Practical Implications and Limitations
The paper does not include a dedicated limitations section, but several practical constraints are clear from the method. UR-BERT still depends on paired speech-text corpora for pretraining, a pretrained multilingual speech teacher, and forced alignment through MMS-FA. It therefore removes the dependence on language-specific G2P toolkits, but not the dependence on substantial multilingual speech resources.
Another important tradeoff is that Romanization intentionally compresses the symbol inventory, which can blur pronunciation differences. STP is introduced specifically to recover some of that lost detail, but the reported results show that objective metrics can still vary by language, especially in very low-resource or zero-shot settings. The authors also note that they did not consider larger speech-token codebooks, because such codebooks may begin to encode speaker or paralinguistic information rather than the phonetic content needed for TTS.
So, the method is best understood as a scalable compromise: it sacrifices some phonemic specificity in exchange for language coverage and token efficiency, then partially restores acoustic fidelity through speech-aware pretraining.
Conclusion
UR-BERT is a multilingual TTS text encoder that combines universal Romanization with speech token prediction. The paper’s main contribution is a practical route to scaling text encoders to 495 languages without relying on per-language G2P systems, while still keeping the encoder speech-aware enough to support high-quality synthesis. In the reported experiments, UR-BERT improves MOS across high-resource, low-resource, and zero-shot languages, and it usually improves the objective metrics as well.

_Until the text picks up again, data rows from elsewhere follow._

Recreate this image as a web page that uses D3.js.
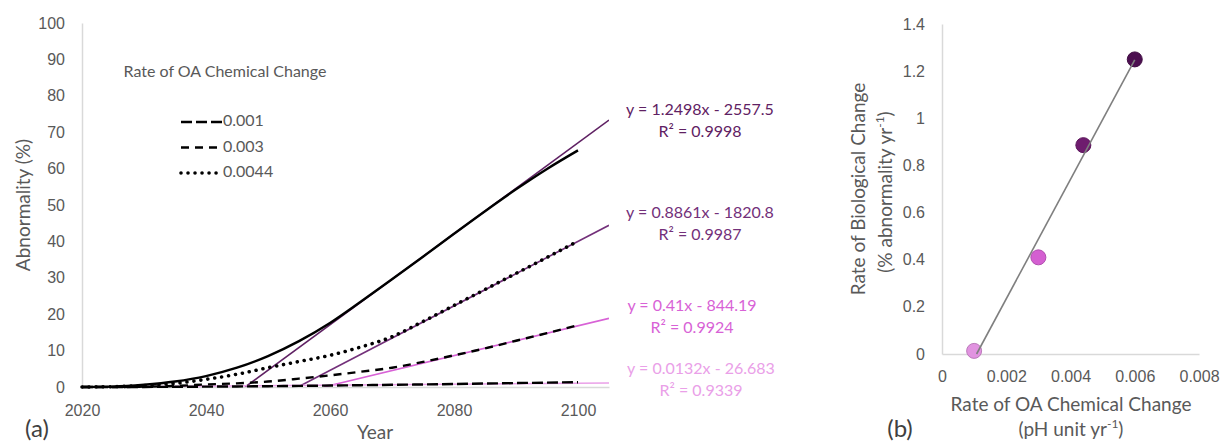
<!DOCTYPE html>
<html>
<head>
<meta charset="utf-8">
<script src="https://cdn.jsdelivr.net/npm/d3@7"></script>
<style>
  html, body { margin: 0; padding: 0; background: #fff; }
  svg { display: block; font-family: Lato, "Open Sans", sans-serif; }
  .tick text { fill: #595959; }
</style>
</head>
<body>
<svg id="chart" width="1220" height="444"></svg>
<script>
// ---- Panel (a): abnormality over time for each rate of OA chemical change ----
const years = [2020, 2025, 2030, 2035, 2040, 2045, 2050, 2055, 2060, 2065, 2070, 2075, 2080, 2085, 2090, 2095, 2100];
const abnormality0006 = [0, 0.1, 0.6, 1.5, 3.0, 5.3, 8.5, 12.6, 17.6, 23.5, 29.6, 35.8, 42.1, 48.3, 54.3, 59.9, 65.0];
const abnormality0044 = [0, 0.1, 0.4, 1.0, 2.1, 3.5, 5.3, 7.0, 8.7, 11.0, 13.8, 18.0, 22.4, 26.8, 31.2, 35.6, 40.1];
const abnormality0030 = [0, 0, 0.1, 0.3, 0.7, 1.0, 1.5, 2.3, 3.2, 4.2, 5.3, 6.9, 8.7, 10.6, 12.7, 14.8, 17.0];
const abnormality0010 = [0, 0, 0.02, 0.05, 0.1, 0.15, 0.22, 0.3, 0.4, 0.5, 0.6, 0.7, 0.82, 0.95, 1.08, 1.2, 1.32];

// Linear trendlines fitted to each series (slope, intercept, R²)
const trendSlopes = [1.2498, 0.8861, 0.41, 0.0132];
const trendIntercepts = [-2557.5, -1820.8, -844.19, -26.683];
const trendR2 = ["0.9998", "0.9987", "0.9924", "0.9339"];
const trendColors = ["#5f2163", "#73307a", "#d862d6", "#eaa0e8"];

const legendTitle = "Rate of OA Chemical Change";
const legendRates = ["0.001", "0.003", "0.0044"];
const yearTicks = [2020, 2040, 2060, 2080, 2100];
const abnormalityTicks = [0, 10, 20, 30, 40, 50, 60, 70, 80, 90, 100];

// ---- Panel (b): biological vs chemical rate ----
const chemRates = [0.001, 0.003, 0.0044, 0.006];
const bioRates = [0.0132, 0.41, 0.8861, 1.2498];
const pointColors = ["#e193e0", "#d45fd1", "#6e1c6e", "#4c0f50"];
const chemTicks = [0, 0.002, 0.004, 0.006, 0.008];
const bioTicks = [0, 0.2, 0.4, 0.6, 0.8, 1, 1.2, 1.4];

const svg = d3.select("#chart");
const grey = "#595959";
const axisGrey = "#d9d9d9";

// ===================== Panel (a) =====================
const xA = d3.scaleLinear().domain([2020, 2105]).range([82, 609]);
const yA = d3.scaleLinear().domain([0, 100]).range([387, 23]);

const gA = svg.append("g");

const yAxisA = gA.append("g").attr("transform", `translate(${xA(2020)},0)`)
  .call(d3.axisLeft(yA).tickValues(abnormalityTicks).tickSize(0).tickSizeOuter(0).tickPadding(17));
yAxisA.selectAll("text").style("font-size", "16px");
yAxisA.select(".domain").attr("stroke", axisGrey).attr("stroke-width", 1.5);

const xAxisA = gA.append("g").attr("transform", `translate(0,${yA(0)})`)
  .call(d3.axisBottom(xA).tickValues(yearTicks).tickFormat(d3.format("d")).tickSize(0).tickSizeOuter(0).tickPadding(18));
xAxisA.selectAll("text").style("font-size", "16px");
xAxisA.select(".domain").attr("stroke", axisGrey).attr("stroke-width", 1.5);

gA.append("text").attr("transform", `translate(25,${(yA(0) + yA(100)) / 2}) rotate(-90)`)
  .attr("text-anchor", "middle").attr("dominant-baseline", "middle")
  .style("font-size", "19px").attr("fill", grey).text("Abnormality (%)");
gA.append("text").attr("x", 375).attr("y", 439).attr("text-anchor", "middle")
  .style("font-size", "19px").attr("fill", grey).text("Year");
gA.append("text").attr("x", 37).attr("y", 437).attr("text-anchor", "middle")
  .style("font-size", "24px").attr("fill", "#404040").text("(a)");

// Trendlines, drawn only where they sit at or above zero
const clipA = gA.append("clipPath").attr("id", "clipA").append("rect")
  .attr("x", xA(2020)).attr("y", yA(100)).attr("width", xA(2105) - xA(2020)).attr("height", yA(0) - yA(100));
trendSlopes.forEach((m, i) => {
  const b = trendIntercepts[i];
  const x0 = Math.max(2020, -b / m);
  const x1 = 2105;
  gA.append("line").attr("clip-path", "url(#clipA)")
    .attr("x1", xA(x0)).attr("y1", yA(m * x0 + b))
    .attr("x2", xA(x1)).attr("y2", yA(m * x1 + b))
    .attr("stroke", trendColors[i]).attr("stroke-width", 1.6);
});

// Abnormality curves
const curveSeries = [
  { values: abnormality0010, dash: "11,4", cap: "butt", width: 2.4 },
  { values: abnormality0030, dash: "8,6", cap: "butt", width: 2.4 },
  { values: abnormality0044, dash: "0.01,7", cap: "round", width: 3.6 },
  { values: abnormality0006, dash: null, cap: "butt", width: 2.4 }
];
const lineA = d3.line().x((d, i) => xA(years[i])).y(d => yA(d)).curve(d3.curveMonotoneX);
curveSeries.forEach(s => {
  gA.append("path").datum(s.values).attr("d", lineA)
    .attr("fill", "none").attr("stroke", "#000").attr("stroke-width", s.width)
    .attr("stroke-dasharray", s.dash).attr("stroke-linecap", s.cap);
});

// Legend
gA.append("text").attr("x", 225).attr("y", 73).attr("text-anchor", "middle").attr("dominant-baseline", "middle")
  .style("font-size", "16px").attr("fill", grey).text(legendTitle);
legendRates.forEach((r, i) => {
  const y = 122 + i * 25.5;
  const s = curveSeries[i];
  gA.append("line").attr("x1", 181).attr("x2", 222).attr("y1", y).attr("y2", y)
    .attr("stroke", "#000").attr("stroke-width", s.width)
    .attr("stroke-dasharray", s.dash).attr("stroke-linecap", s.cap);
  gA.append("text").attr("x", 223).attr("y", y).attr("dominant-baseline", "middle")
    .style("font-size", "16px").attr("fill", grey).text(r);
});

// Trendline equations
const eqPos = [[700, 111], [700, 214], [692, 307], [701, 370]];
trendSlopes.forEach((m, i) => {
  const b = trendIntercepts[i];
  const [cx, cy] = eqPos[i];
  gA.append("text").attr("x", cx).attr("y", cy).attr("text-anchor", "middle").attr("dominant-baseline", "middle")
    .style("font-size", "16px").attr("fill", trendColors[i])
    .text(`y = ${m}x - ${Math.abs(b)}`);
  gA.append("text").attr("x", cx).attr("y", cy + 21.5).attr("text-anchor", "middle").attr("dominant-baseline", "middle")
    .style("font-size", "16px").attr("fill", trendColors[i])
    .text(`R² = ${trendR2[i]}`);
});

// ===================== Panel (b) =====================
const xB = d3.scaleLinear().domain([0, 0.008]).range([942, 1199]);
const yB = d3.scaleLinear().domain([0, 1.4]).range([354, 24]);
const gB = svg.append("g");

const yAxisB = gB.append("g").attr("transform", `translate(${xB(0)},0)`)
  .call(d3.axisLeft(yB).tickValues(bioTicks).tickFormat(d => String(+d.toFixed(1))).tickSize(0).tickSizeOuter(0).tickPadding(17));
yAxisB.selectAll("text").style("font-size", "16px");
yAxisB.select(".domain").attr("stroke", axisGrey).attr("stroke-width", 1.5);

const xAxisB = gB.append("g").attr("transform", `translate(0,${yB(0)})`)
  .call(d3.axisBottom(xB).tickValues(chemTicks).tickFormat(d => String(+d.toFixed(3))).tickSize(0).tickSizeOuter(0).tickPadding(17));
xAxisB.selectAll("text").style("font-size", "16px");
xAxisB.select(".domain").attr("stroke", axisGrey).attr("stroke-width", 1.5);

// Axis titles
const yTitleB = gB.append("text").attr("transform", `translate(860,189) rotate(-90)`)
  .attr("text-anchor", "middle").attr("dominant-baseline", "middle").style("font-size", "19px").attr("fill", grey);
yTitleB.text("Rate of Biological Change");
const yTitleB2 = gB.append("text").attr("transform", `translate(887,192) rotate(-90)`)
  .attr("text-anchor", "middle").attr("dominant-baseline", "middle").style("font-size", "19px").attr("fill", grey);
yTitleB2.append("tspan").text("(% abnormality yr");
yTitleB2.append("tspan").attr("dy", -6).style("font-size", "12px").text("-1");
yTitleB2.append("tspan").attr("dy", 6).text(")");

gB.append("text").attr("x", 1071).attr("y", 406).attr("text-anchor", "middle").attr("dominant-baseline", "middle")
  .style("font-size", "19px").attr("fill", grey).text("Rate of OA Chemical Change");
const xTitleB2 = gB.append("text").attr("x", 1071).attr("y", 431).attr("text-anchor", "middle").attr("dominant-baseline", "middle")
  .style("font-size", "19px").attr("fill", grey);
xTitleB2.append("tspan").text("(pH unit yr");
xTitleB2.append("tspan").attr("dy", -6).style("font-size", "12px").text("-1");
xTitleB2.append("tspan").attr("dy", 6).text(")");

gB.append("text").attr("x", 900).attr("y", 437).attr("text-anchor", "middle")
  .style("font-size", "24px").attr("fill", "#404040").text("(b)");

// Points
gB.selectAll("circle").data(chemRates).join("circle")
  .attr("cx", d => xB(d)).attr("cy", (d, i) => yB(bioRates[i])).attr("r", 7.5)
  .attr("fill", (d, i) => pointColors[i])
  .attr("stroke", (d, i) => d3.color(pointColors[i]).darker(0.5)).attr("stroke-width", 1);

// Least-squares line through the points, kept above zero
const mx = d3.mean(chemRates), my = d3.mean(bioRates);
const sxy = d3.sum(chemRates, (x, i) => (x - mx) * (bioRates[i] - my));
const sxx = d3.sum(chemRates, x => (x - mx) ** 2);
const slopeB = sxy / sxx, interB = my - slopeB * mx;
const xStart = Math.max(d3.min(chemRates), -interB / slopeB);
const xEnd = d3.max(chemRates);
gB.append("line")
  .attr("x1", xB(xStart)).attr("y1", yB(slopeB * xStart + interB))
  .attr("x2", xB(xEnd)).attr("y2", yB(slopeB * xEnd + interB))
  .attr("stroke", "#7f7f7f").attr("stroke-width", 1.6);
</script>
</body>
</html>
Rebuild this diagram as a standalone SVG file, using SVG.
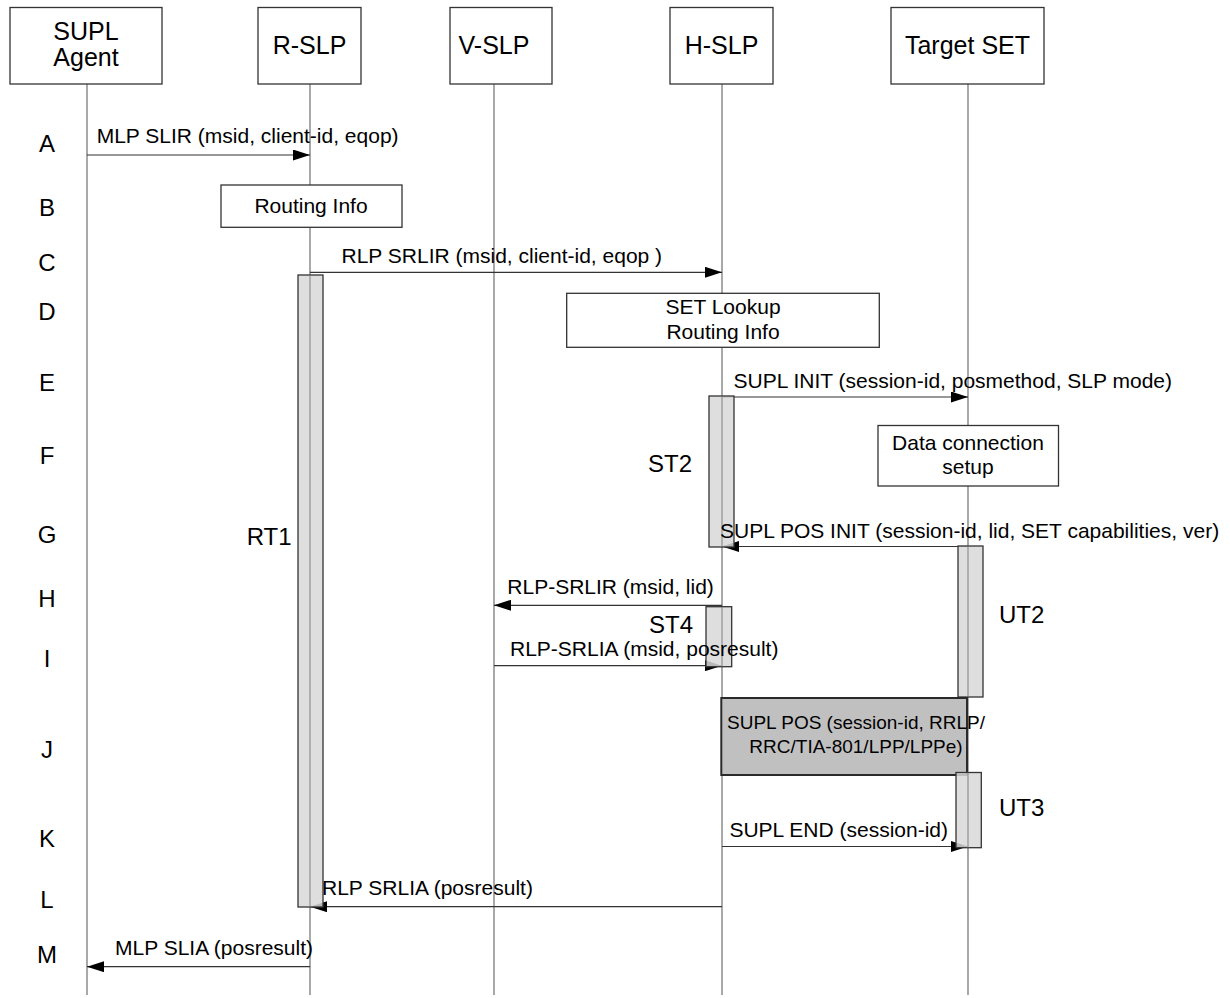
<svg xmlns="http://www.w3.org/2000/svg" width="1230" height="998" viewBox="0 0 1230 998">
<style>
text{font-family:"Liberation Sans",Arial,sans-serif;fill:#000}
.hdr{font-size:25px;text-anchor:middle}
.row{font-size:24px;text-anchor:middle}
.msg{font-size:21px}
.jt{font-size:19px;text-anchor:middle}
.mid{text-anchor:middle}
.tm{font-size:24px}
.box{fill:#fff;stroke:#333;stroke-width:1.3}
.life{stroke:#7a7a7a;stroke-width:1.3;fill:none}
.arr{stroke:#333;stroke-width:1.2;fill:none;marker-end:url(#ah)}
.bar{fill:#d8d8d8;fill-opacity:0.85;stroke:#333;stroke-width:1.3}
.jbox{fill:#c0c0c0;stroke:#2a2a2a;stroke-width:2}
</style>
<defs>
<marker id="ah" markerUnits="userSpaceOnUse" markerWidth="17" markerHeight="11" refX="17" refY="5.5" orient="auto">
<path d="M0,0 L17,5.5 L0,11 z" fill="#000"/>
</marker>
</defs>
<rect width="1230" height="998" fill="#fff"/>

<g id="lifelines">
<line class="life" x1="87" y1="84" x2="87" y2="995"/>
<line class="life" x1="310" y1="84" x2="310" y2="995"/>
<line class="life" x1="494" y1="84" x2="494" y2="995"/>
<line class="life" x1="722" y1="84" x2="722" y2="995"/>
<line class="life" x1="968" y1="84" x2="968" y2="995"/>
</g>

<g id="node-supl-agent">
<rect class="box" x="10" y="7.5" width="152" height="76.5"/>
<text class="hdr" x="86" y="39.5">SUPL</text>
<text class="hdr" x="86" y="66">Agent</text>
</g>
<g id="node-r-slp">
<rect class="box" x="258" y="7.5" width="103" height="76.5"/>
<text class="hdr" x="309.5" y="54">R-SLP</text>
</g>
<g id="node-v-slp">
<rect class="box" x="450" y="7.5" width="102" height="76.5"/>
<text class="hdr" x="494" y="54">V-SLP</text>
</g>
<g id="node-h-slp">
<rect class="box" x="670" y="7.5" width="103" height="76.5"/>
<text class="hdr" x="721.5" y="54">H-SLP</text>
</g>
<g id="node-target-set">
<rect class="box" x="891" y="7.5" width="153" height="76.5"/>
<text class="hdr" x="967.5" y="54">Target SET</text>
</g>

<g id="row-labels">
<text class="row" x="47" y="152.3">A</text>
<text class="row" x="47" y="215.7">B</text>
<text class="row" x="47" y="270.7">C</text>
<text class="row" x="47" y="320">D</text>
<text class="row" x="47" y="391">E</text>
<text class="row" x="47" y="464">F</text>
<text class="row" x="47" y="543.3">G</text>
<text class="row" x="47" y="607.3">H</text>
<text class="row" x="47" y="666.7">I</text>
<text class="row" x="47" y="758.3">J</text>
<text class="row" x="47" y="846.7">K</text>
<text class="row" x="47" y="907.7">L</text>
<text class="row" x="47" y="963.3">M</text>
</g>

<g id="node-routing-info">
<rect class="box" x="221" y="185" width="181" height="42.3"/>
<text class="msg mid" x="311" y="213">Routing Info</text>
</g>
<g id="node-set-lookup">
<rect class="box" x="566.7" y="293.3" width="312.6" height="54"/>
<text class="msg mid" x="723" y="314">SET Lookup</text>
<text class="msg mid" x="723" y="338.5">Routing Info</text>
</g>
<g id="node-data-connection">
<rect class="box" x="878" y="425.5" width="180.5" height="60.5"/>
<text class="msg mid" x="968" y="450">Data connection</text>
<text class="msg mid" x="968" y="474">setup</text>
</g>

<g id="connectors">
<line class="arr" x1="87" y1="155" x2="310" y2="155"/>
<line class="arr" x1="310" y1="272.3" x2="722" y2="272.3"/>
<line class="arr" x1="722" y1="397" x2="968" y2="397"/>
<line class="arr" x1="968" y1="546.5" x2="722" y2="546.5"/>
<line class="arr" x1="722" y1="605.3" x2="494" y2="605.3"/>
<line class="arr" x1="494" y1="665.7" x2="722" y2="665.7"/>
<line class="arr" x1="722" y1="846.5" x2="968" y2="846.5"/>
<line class="arr" x1="722" y1="906.7" x2="310" y2="906.7"/>
<line class="arr" x1="310" y1="966.7" x2="87" y2="966.7"/>
</g>

<g id="node-rt1">
<rect class="bar" x="298" y="275" width="25" height="632"/>
<line class="life" x1="310" y1="275" x2="310" y2="907" stroke-opacity="0.6"/>
<text class="tm" x="246.7" y="545">RT1</text>
</g>
<g id="node-st2">
<rect class="bar" x="709" y="396" width="25" height="151"/>
<line class="life" x1="722" y1="396" x2="722" y2="547" stroke-opacity="0.6"/>
<text class="tm" x="648" y="471.7">ST2</text>
</g>
<g id="node-st4">
<rect class="bar" x="706" y="606.7" width="25.7" height="60"/>
<line class="life" x1="722" y1="606.7" x2="722" y2="666.7" stroke-opacity="0.6"/>
<text class="tm" x="649" y="633">ST4</text>
</g>
<g id="node-ut2">
<rect class="bar" x="958" y="546" width="25" height="151"/>
<line class="life" x1="968" y1="546" x2="968" y2="697" stroke-opacity="0.6"/>
<text class="tm" x="999" y="623">UT2</text>
</g>
<g id="node-supl-pos">
<rect class="jbox" x="721.3" y="698" width="245.7" height="77"/>
<text class="jt" x="856" y="729">SUPL POS (session-id, RRLP/</text>
<text class="jt" x="856" y="753">RRC/TIA-801/LPP/LPPe)</text>
</g>
<g id="node-ut3">
<rect class="bar" x="956" y="772.5" width="25.3" height="75.2"/>
<line class="life" x1="968" y1="772.5" x2="968" y2="847.7" stroke-opacity="0.6"/>
<text class="tm" x="999" y="815.7">UT3</text>
</g>

<g id="connector-labels">
<text class="msg" x="96.7" y="143.3">MLP SLIR (msid, client-id, eqop)</text>
<text class="msg" x="341.5" y="263.3">RLP SRLIR (msid, client-id, eqop )</text>
<text class="msg" x="733.5" y="388.3">SUPL INIT (session-id, posmethod, SLP mode)</text>
<text class="msg" x="720" y="538.3">SUPL POS INIT (session-id, lid, SET capabilities, ver)</text>
<text class="msg" x="507.3" y="594">RLP-SRLIR (msid, lid)</text>
<text class="msg" x="510" y="656">RLP-SRLIA (msid, posresult)</text>
<text class="msg" x="729.4" y="836.7">SUPL END (session-id)</text>
<text class="msg" x="322" y="895">RLP SRLIA (posresult)</text>
<text class="msg" x="115" y="955">MLP SLIA (posresult)</text>
</g>
</svg>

The resulting system is presented as a building block for more universal and inclusive multilingual TTS.
Code & Implementation
This repository implements the UR-BERT model described in the paper, designed for massively multilingual text-to-speech (TTS) with universal Romanization and speech token prediction.
The codebase is organized into two main stages:
- Pretraining: This stage includes training the UR-BERT encoder using masked language modeling (MLM) and optionally MLM with distillation objectives. The relevant code is under the
pretraining/directory, including training scripts, configuration files, and preprocessing utilities. - Finetuning: This stage builds multilingual TTS models based on VITS architecture with various encoders such as UR-BERT, PLBERT, and XPhoneBERT. The finetuning scripts and configurations reside in the
finetuning/directory, which also includes inference capabilities for synthesized speech generation.
The repository provides a Hugging Face model export of the UR-BERT backbone for easy integration. The pretraining focuses on learning robust phonetic representations across 495 languages, while finetuning adapts the model for TTS tasks. Configuration files define experiment-specific parameters, facilitating repeatable trainings and evaluations.
Typical usage includes running train.py in pretraining/ for initial UR-BERT encoder training, followed by TTS model training using train.py in finetuning/, and finally speech synthesis via inference.py.